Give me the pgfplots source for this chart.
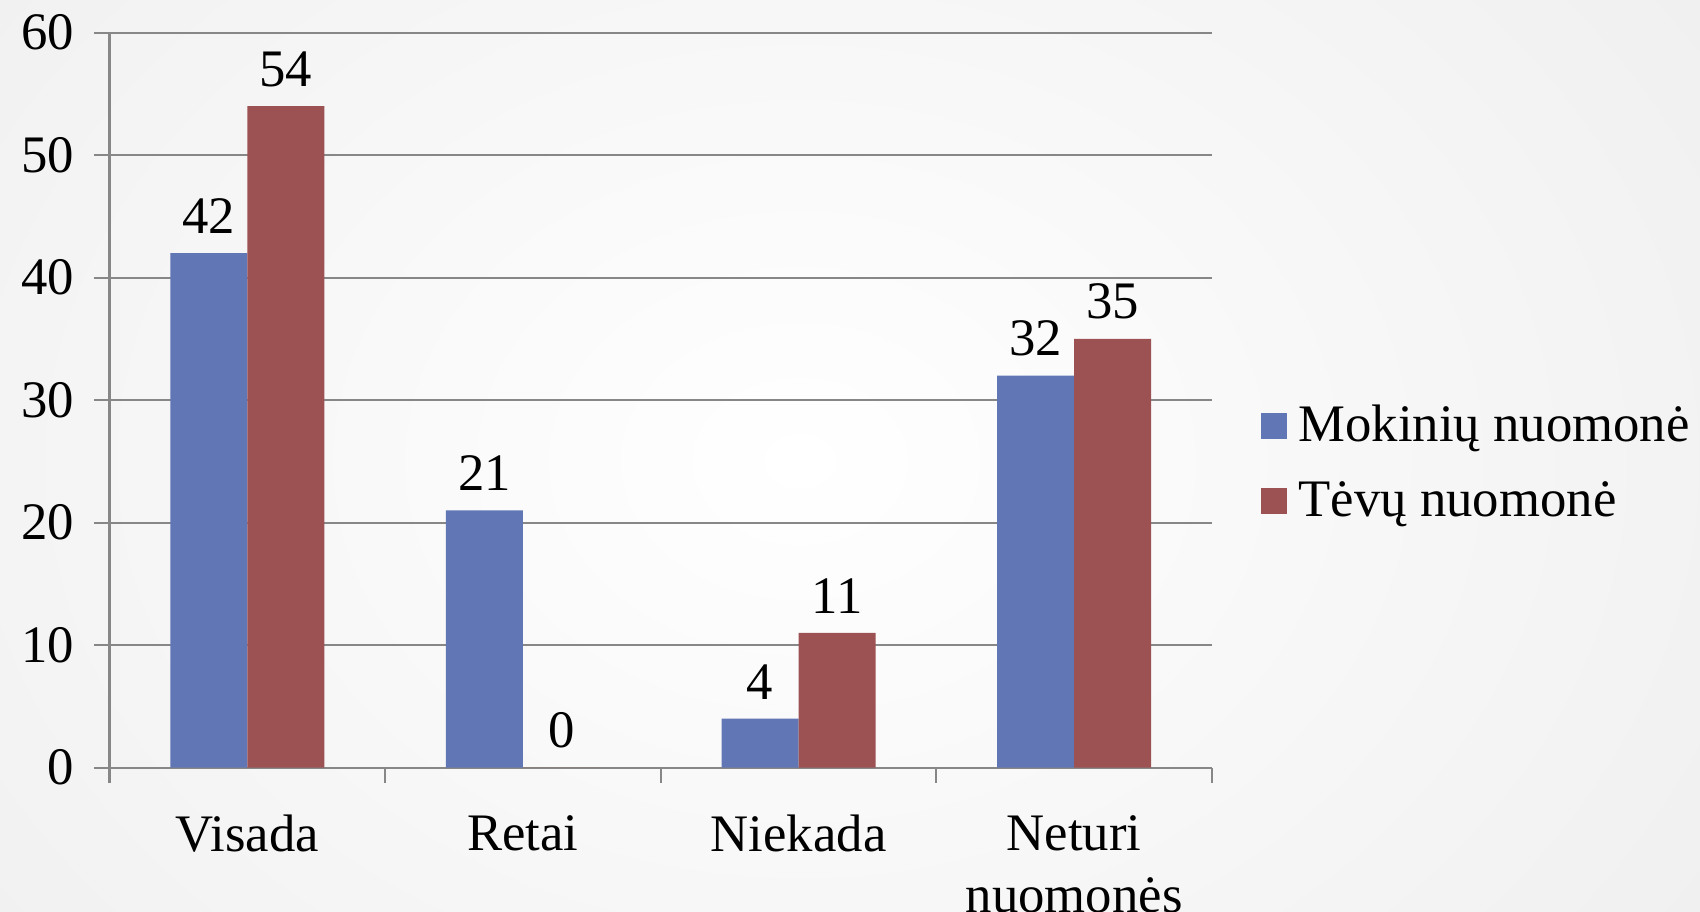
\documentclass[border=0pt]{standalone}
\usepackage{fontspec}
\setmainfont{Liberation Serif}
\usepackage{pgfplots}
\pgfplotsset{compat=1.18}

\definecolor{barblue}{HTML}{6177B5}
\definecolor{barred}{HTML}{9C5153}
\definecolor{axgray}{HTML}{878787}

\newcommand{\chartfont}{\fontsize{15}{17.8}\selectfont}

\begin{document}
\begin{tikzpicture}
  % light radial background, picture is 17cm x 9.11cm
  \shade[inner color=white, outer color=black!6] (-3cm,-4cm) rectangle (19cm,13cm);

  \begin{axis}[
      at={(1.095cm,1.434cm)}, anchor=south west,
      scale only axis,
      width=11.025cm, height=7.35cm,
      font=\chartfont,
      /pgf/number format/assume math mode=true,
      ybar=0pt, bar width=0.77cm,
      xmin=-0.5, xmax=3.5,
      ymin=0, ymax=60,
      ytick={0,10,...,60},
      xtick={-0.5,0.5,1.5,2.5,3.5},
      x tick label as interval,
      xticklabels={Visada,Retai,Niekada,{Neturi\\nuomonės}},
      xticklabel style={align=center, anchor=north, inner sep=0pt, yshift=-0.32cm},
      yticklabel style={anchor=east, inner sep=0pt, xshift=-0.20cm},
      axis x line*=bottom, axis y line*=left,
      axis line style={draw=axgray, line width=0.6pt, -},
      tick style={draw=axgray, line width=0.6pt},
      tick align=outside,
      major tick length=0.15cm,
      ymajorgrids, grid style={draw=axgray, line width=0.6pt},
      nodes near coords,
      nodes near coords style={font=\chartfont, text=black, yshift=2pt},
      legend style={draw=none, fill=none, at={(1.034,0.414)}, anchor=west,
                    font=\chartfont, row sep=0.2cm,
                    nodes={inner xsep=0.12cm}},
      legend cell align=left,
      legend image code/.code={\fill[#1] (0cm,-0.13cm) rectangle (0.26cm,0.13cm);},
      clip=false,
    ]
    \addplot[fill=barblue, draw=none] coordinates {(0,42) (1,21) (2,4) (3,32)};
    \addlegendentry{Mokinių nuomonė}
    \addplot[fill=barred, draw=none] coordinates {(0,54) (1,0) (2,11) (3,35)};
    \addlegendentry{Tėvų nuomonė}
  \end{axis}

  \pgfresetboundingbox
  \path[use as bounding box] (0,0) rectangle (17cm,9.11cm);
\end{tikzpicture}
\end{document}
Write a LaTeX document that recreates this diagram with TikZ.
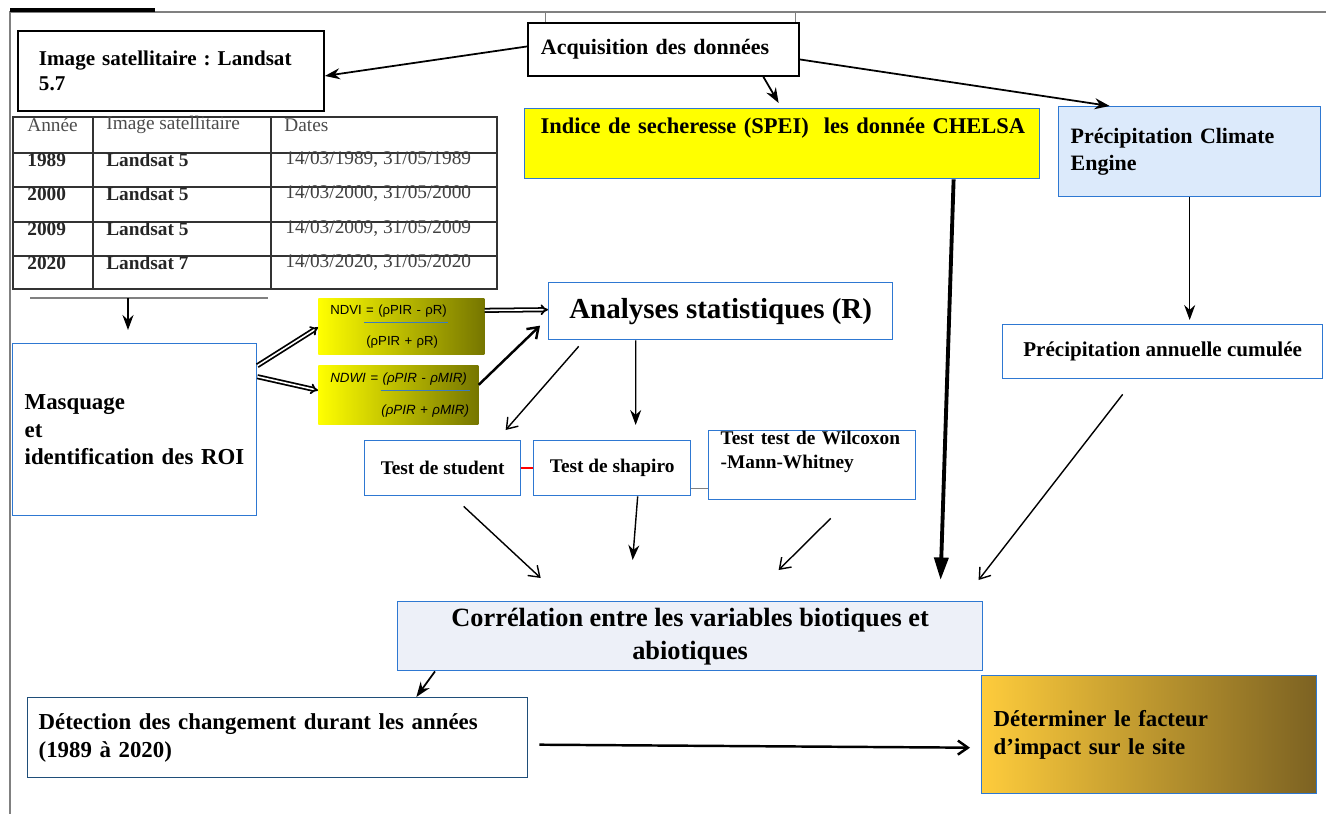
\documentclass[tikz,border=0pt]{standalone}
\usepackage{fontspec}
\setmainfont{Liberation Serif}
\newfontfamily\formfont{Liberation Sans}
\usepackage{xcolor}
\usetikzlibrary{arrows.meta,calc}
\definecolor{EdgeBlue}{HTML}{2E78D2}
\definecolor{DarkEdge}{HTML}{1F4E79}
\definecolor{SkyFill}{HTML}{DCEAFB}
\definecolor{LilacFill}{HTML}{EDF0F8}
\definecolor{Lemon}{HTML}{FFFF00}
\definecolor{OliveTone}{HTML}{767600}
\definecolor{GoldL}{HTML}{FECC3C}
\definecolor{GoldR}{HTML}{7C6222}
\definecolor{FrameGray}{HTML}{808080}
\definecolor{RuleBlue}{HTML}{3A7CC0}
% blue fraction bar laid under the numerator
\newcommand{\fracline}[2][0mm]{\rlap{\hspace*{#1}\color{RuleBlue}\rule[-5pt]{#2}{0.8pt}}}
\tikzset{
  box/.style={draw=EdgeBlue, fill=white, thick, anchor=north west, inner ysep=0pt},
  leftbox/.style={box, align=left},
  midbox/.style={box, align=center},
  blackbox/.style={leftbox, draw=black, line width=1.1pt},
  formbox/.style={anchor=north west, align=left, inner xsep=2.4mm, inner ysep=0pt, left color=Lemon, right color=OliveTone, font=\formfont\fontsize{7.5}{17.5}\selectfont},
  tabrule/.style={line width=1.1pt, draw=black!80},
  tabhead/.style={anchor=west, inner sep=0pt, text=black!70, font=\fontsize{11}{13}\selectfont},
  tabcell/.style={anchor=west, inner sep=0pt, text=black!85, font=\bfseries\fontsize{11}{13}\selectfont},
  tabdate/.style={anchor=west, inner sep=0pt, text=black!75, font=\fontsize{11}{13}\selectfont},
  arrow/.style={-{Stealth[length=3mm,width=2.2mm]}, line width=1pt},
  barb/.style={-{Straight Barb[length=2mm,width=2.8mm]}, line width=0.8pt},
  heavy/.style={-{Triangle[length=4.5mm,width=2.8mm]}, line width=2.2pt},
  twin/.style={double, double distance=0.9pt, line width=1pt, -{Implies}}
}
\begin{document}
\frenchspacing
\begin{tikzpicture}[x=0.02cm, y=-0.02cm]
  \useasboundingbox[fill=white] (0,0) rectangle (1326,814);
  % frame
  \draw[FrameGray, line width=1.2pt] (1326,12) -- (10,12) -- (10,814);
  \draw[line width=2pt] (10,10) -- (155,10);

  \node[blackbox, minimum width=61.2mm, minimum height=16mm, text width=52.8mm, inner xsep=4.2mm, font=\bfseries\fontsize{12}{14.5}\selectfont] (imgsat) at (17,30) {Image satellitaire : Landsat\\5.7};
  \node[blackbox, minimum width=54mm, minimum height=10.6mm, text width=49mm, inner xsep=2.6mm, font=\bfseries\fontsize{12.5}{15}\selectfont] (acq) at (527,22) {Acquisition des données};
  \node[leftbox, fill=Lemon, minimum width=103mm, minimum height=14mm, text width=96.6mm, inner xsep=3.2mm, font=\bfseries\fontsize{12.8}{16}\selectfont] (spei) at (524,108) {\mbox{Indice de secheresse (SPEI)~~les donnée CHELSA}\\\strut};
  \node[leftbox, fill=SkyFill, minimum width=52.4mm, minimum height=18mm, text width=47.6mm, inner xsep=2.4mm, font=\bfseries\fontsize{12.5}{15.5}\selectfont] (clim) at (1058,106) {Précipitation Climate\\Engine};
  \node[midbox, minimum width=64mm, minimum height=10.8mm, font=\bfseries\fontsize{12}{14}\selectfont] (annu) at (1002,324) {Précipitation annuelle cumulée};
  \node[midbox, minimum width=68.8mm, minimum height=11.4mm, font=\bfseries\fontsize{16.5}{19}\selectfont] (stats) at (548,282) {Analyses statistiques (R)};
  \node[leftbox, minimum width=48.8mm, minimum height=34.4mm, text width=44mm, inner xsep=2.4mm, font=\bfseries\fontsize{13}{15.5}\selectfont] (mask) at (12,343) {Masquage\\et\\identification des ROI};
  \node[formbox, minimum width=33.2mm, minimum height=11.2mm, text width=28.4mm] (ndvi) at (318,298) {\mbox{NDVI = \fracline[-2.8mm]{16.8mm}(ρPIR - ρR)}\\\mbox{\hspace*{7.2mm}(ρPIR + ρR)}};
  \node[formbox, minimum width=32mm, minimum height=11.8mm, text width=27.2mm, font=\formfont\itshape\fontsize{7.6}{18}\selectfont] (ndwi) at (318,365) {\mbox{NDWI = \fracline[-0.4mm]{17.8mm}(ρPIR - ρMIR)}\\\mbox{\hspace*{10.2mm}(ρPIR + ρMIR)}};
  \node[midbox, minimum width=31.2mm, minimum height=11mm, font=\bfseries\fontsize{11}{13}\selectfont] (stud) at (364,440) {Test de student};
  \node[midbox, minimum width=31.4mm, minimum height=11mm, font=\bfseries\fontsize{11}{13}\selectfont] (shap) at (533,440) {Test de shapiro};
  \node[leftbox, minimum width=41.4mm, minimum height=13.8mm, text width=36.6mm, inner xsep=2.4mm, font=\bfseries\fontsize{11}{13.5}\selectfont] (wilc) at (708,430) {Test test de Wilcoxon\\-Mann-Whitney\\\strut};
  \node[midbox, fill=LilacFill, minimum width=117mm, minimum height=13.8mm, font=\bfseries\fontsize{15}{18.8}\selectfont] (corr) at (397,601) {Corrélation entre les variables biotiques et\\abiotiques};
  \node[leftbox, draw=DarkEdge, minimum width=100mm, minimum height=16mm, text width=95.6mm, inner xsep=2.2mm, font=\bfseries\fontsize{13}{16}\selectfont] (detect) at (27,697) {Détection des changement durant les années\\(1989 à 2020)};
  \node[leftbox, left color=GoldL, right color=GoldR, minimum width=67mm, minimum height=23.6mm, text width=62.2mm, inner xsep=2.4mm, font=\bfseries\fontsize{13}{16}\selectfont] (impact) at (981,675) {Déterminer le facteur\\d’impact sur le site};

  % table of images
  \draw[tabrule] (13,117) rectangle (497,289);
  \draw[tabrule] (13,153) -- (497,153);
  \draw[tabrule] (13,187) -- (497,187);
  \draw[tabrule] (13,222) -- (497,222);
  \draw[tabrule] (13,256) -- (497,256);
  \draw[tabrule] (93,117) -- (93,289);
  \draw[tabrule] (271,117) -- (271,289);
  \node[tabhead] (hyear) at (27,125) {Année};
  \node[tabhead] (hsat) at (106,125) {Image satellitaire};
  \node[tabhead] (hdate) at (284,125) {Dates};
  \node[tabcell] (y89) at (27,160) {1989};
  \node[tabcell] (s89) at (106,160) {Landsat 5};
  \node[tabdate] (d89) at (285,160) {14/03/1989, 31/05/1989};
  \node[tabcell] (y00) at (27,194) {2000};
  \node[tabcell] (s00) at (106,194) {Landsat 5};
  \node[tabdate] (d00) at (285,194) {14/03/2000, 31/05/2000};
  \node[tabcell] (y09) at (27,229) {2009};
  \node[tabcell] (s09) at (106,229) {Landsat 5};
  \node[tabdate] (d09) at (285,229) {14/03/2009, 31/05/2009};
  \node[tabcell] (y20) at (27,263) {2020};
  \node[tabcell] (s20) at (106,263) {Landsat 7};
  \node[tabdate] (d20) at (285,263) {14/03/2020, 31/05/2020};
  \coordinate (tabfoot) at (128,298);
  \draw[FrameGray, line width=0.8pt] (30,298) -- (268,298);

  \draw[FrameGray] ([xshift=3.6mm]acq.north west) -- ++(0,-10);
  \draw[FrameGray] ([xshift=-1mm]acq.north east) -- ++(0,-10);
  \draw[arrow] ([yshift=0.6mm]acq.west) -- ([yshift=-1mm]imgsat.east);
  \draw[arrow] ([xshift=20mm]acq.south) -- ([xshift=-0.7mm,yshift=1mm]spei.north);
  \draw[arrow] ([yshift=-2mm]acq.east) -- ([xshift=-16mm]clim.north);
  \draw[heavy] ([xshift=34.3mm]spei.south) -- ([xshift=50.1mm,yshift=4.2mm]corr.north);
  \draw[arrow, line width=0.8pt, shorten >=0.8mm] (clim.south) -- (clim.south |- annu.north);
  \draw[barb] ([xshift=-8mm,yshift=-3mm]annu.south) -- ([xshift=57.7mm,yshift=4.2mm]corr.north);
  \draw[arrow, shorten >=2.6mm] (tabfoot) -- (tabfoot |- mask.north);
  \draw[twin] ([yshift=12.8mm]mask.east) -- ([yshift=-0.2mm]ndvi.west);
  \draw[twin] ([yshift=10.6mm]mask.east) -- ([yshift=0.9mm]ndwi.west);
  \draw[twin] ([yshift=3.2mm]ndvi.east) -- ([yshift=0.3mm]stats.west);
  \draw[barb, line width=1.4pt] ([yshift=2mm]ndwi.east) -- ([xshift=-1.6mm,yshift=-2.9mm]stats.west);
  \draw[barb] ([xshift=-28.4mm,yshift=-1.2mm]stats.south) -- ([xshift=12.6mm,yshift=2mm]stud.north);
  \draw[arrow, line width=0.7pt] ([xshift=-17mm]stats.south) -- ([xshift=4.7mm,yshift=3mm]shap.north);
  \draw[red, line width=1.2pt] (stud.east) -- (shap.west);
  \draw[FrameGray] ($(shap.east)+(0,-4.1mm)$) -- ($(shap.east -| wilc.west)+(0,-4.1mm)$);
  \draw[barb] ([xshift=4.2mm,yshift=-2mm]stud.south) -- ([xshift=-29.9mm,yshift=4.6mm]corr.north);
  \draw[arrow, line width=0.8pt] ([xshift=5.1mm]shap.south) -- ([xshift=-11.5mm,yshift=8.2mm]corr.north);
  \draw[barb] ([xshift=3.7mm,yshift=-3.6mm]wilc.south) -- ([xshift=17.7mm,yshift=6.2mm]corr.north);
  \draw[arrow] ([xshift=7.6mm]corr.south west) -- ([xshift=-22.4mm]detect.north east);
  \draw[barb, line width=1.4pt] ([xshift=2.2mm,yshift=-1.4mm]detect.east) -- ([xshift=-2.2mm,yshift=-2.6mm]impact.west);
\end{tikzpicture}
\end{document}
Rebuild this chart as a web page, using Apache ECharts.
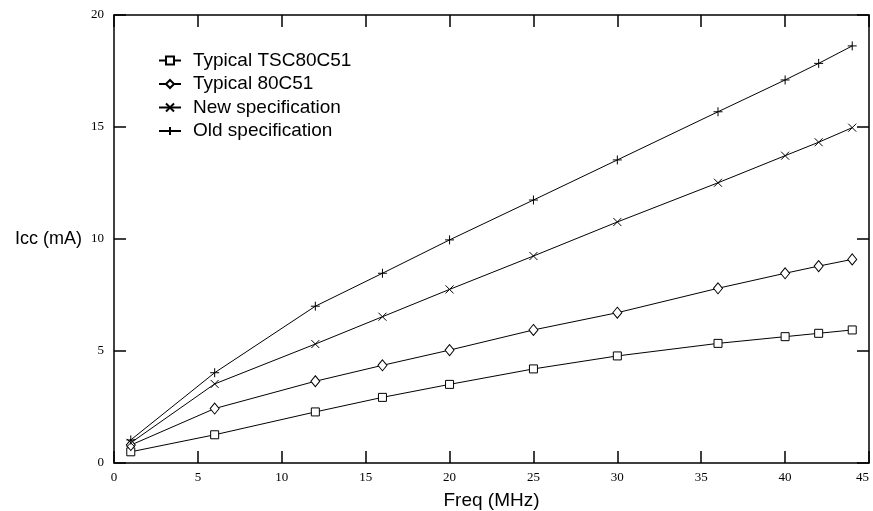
+++++
-- To be done --
Find every line in the records above that contains the word "this", and copy each one.

-- Task answer --
Give me the pgfplots source for this chart.
Write a LaTeX document that recreates this diagram with TikZ.
Rebuild this chart as a web page, using Apache ECharts.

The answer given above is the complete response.